The U.S. Supreme Court, Neil Gorsuch, and Originalism

March 20, 2017

The U.S. Supreme Court, Neil Gorsuch, and Originalism

The Senate Judiciary Committee commenced its hearings on the nomination of Judge Neil Gorsuch to fill the seat on the U.S. Supreme Court. The seat has sat empty since February 13, 2016. (For those who count, the number of days happens to be 401, but it might be an even 400, if Justice Antonin Scalia was alive after midnight.)

I won’t waste time on the nonsense associated with the 401-day gap. (Historians will give the Republican Senate no mercy, for sure.) Instead, I’m prompted by What Gorsuch Has in Common With Liberals, a piece which Professor Akhil Reed Amar wrote for the New York Times on March 18.

Professor Amar is a rock star in the legal academy. He teaches at Yale, and writes very well on constitutional subjects.

In the piece he posits that originalism does not lead inevitably to conservative outcomes. He attributes to originalists the belief “that faithful constitutional interpreters must build on the solid bedrock of the Constitution’s text, as that text was originally understood when drafted and ratified.” Originalism—as a doctrine carrying that appellation—has been around for about 30 years. Its main adherents? Judge Robert Bork, and Justices Clarence Thomas and Scalia.

Professor Amar does a fine job knocking down the notion that originalism leads, necessarily, to conservative outcomes. He does so, especially, by noting the failure of originalists to mind the amendments to the U.S. Constitution. Harshest words?

Too often, Justice Scalia stopped reading. He failed to read the Constitution’s text all the way to the end – to give due weight to its transformative amendments added by post-founding reformers.

Professor Amar meets originalism on its own terms. I don’t!

Originalism depends on the premise that there was an original understanding of the text of the Constitution. Without doubt, there are provisions to which that premise applies. Take, for example, Article 2, Section 1. It mandates that no one can be President of the United States “who shall not have attained to the age of 35 years … .” No basis exists for questioning what the drafters meant by the quoted words.
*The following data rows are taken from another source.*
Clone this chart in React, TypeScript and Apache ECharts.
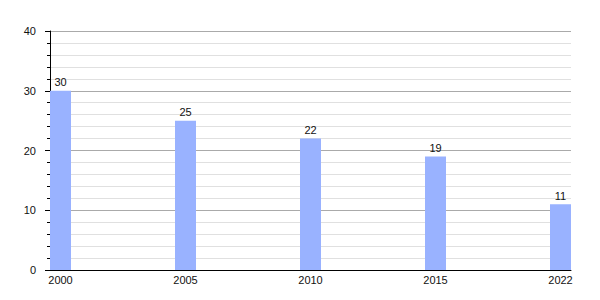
import React, { useEffect, useRef } from "react";
import * as echarts from "echarts";

const years: string[] = ["2000", "2005", "2010", "2015", "2022"];
const values: number[] = [30, 25, 22, 19, 11];
const yTicks: number[] = [0, 10, 20, 30, 40];

export default function App() {
  const ref = useRef<HTMLDivElement>(null);
  useEffect(() => {
    if (!ref.current) return;
    const chart = echarts.init(ref.current, null, { renderer: "svg" });
    const font = "'Liberation Sans', Arial, sans-serif";
    chart.setOption({
      animation: false,
      backgroundColor: "#ffffff",
      grid: { left: 50, right: 29, top: 31, bottom: 30, containLabel: false },
      xAxis: {
        type: "value",
        min: -0.084,
        max: 4.084,
        axisLine: { show: true, onZero: false, lineStyle: { color: "#000", width: 1 } },
        axisTick: { show: false },
        splitLine: { show: false },
        axisLabel: {
          customValues: years.map((_, i) => i),
          formatter: (v: number) => years[Math.round(v)] ?? "",
          color: "#111",
          fontFamily: font,
          fontSize: 11,
          margin: 4,
        },
      },
      yAxis: {
        type: "value",
        min: yTicks[0],
        max: yTicks[yTicks.length - 1],
        interval: 10,
        axisLine: { show: true, onZero: false, lineStyle: { color: "#000", width: 1 } },
        axisTick: { show: true, length: 5, lineStyle: { color: "#000" } },
        minorTick: { show: true, splitNumber: 5, length: 3, lineStyle: { color: "#000" } },
        splitLine: { show: true, lineStyle: { color: "#aaaaaa", width: 1 } },
        minorSplitLine: { show: true, lineStyle: { color: "#e0e0e0", width: 1 } },
        axisLabel: { color: "#111", fontFamily: font, fontSize: 11, margin: 14 },
      },
      series: [
        {
          type: "bar",
          data: values.map((v, i) => [i, v]),
          barWidth: 21,
          itemStyle: { color: "#99b2ff" },
          label: {
            show: true,
            position: "top",
            distance: 3,
            color: "#111",
            fontFamily: font,
            fontSize: 11,
          },
        },
      ],
    });
    return () => chart.dispose();
  }, []);
  return (
    <div
      ref={ref}
      style={{ position: "fixed", left: 0, top: 0, width: 600, height: 300 }}
    />
  );
}
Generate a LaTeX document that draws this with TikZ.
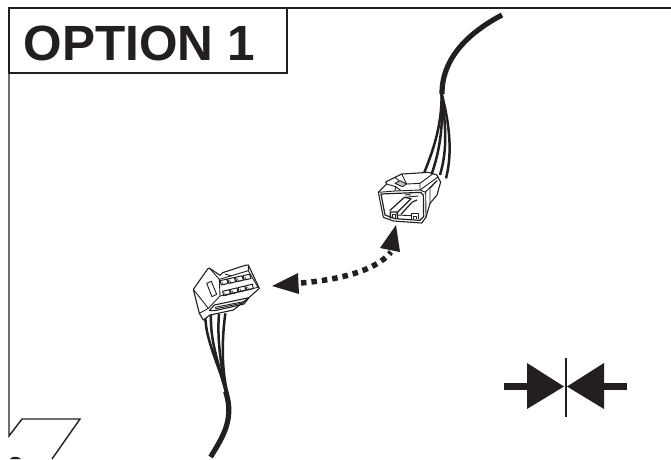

On the other hand, there are the words which surround the quoted clause. They refer to the president having to be “a natural born Citizen, or a Citizen of the United States” and, later, to being “fourteen Years a Resident within the United States.” Do we know with any degree of certainty what those words meant to the drafters? And, more importantly, do we have any reason to believe all of the signors agreed on the meaning of the terms? Or that their thoughts might be consistent, depending on the facts to which the words might apply?

In less grand, transactional settings I deal with people who don’t always agree completely. People often—usually might not be an exaggeration—interpret the words in their own way. They like potential ambiguities and the opportunity to “continue the discussion” later. Why do we assume no such conduct on the part of the Founding Fathers?

There’s a grand conceit associated with the founders. Yes, they all had that prosperous, late 18th century look. But they surely disagreed about much. Take, by way of example only, Thomas Jefferson on the federal courts. He did not accept the notion that the Constitution gave them the power they got. Others—certainly, John Adams—saw the matter differently. Now, these men are saintly figures, indistinguishable to many, albeit not to Bork, Scalia, and Thomas.

I have one other big problem with originalism. The founders could not begin to think about technology, globalization, or any of the myriad issues which get presented to the Court in the 21st century. Originalists look back, trying to determine how they can apply first principles to modern times. In doing so they ignore the fact that the framing determines the outcome. Take, for example, Brown v. Entertainment Merchants Association, a 2011 Supreme Court case in which the Court struck down on First Amendment grounds a California statute which imposed restrictions on violent video games.

Justice Scalia wrote for the majority. He applied first principles and history to get to the outcome. He did so with a verve sufficient to cause his ally, Justice Samuel Alito, to concur with an opinion which included this paragraph:

I disagree, however, with the approach taken in the Court’s opinion. In considering the application of unchanging constitutional principles to new and rapidly evolving technology, this Court should proceed with caution. We should make every effort to understand the new technology. We should take into account the possibility that developing technology may have important societal implications that will become apparent only with time. We should not jump to the conclusion that new technology is fundamentally the same as some older thing with which we are familiar. And we should not hastily dismiss the judgment of legislators, who may be in a better position than we are to assess the implications of new technology. The opinion of the Court exhibits none of this caution.

Justice Neil Gorsuch—he will almost surely be confirmed—will provide more opportunities to consider and discuss originalism and its role in the judging process. In the meantime, I hope we can all appreciate the fact that, even as originalism can be even-handed, its foundations are flawed.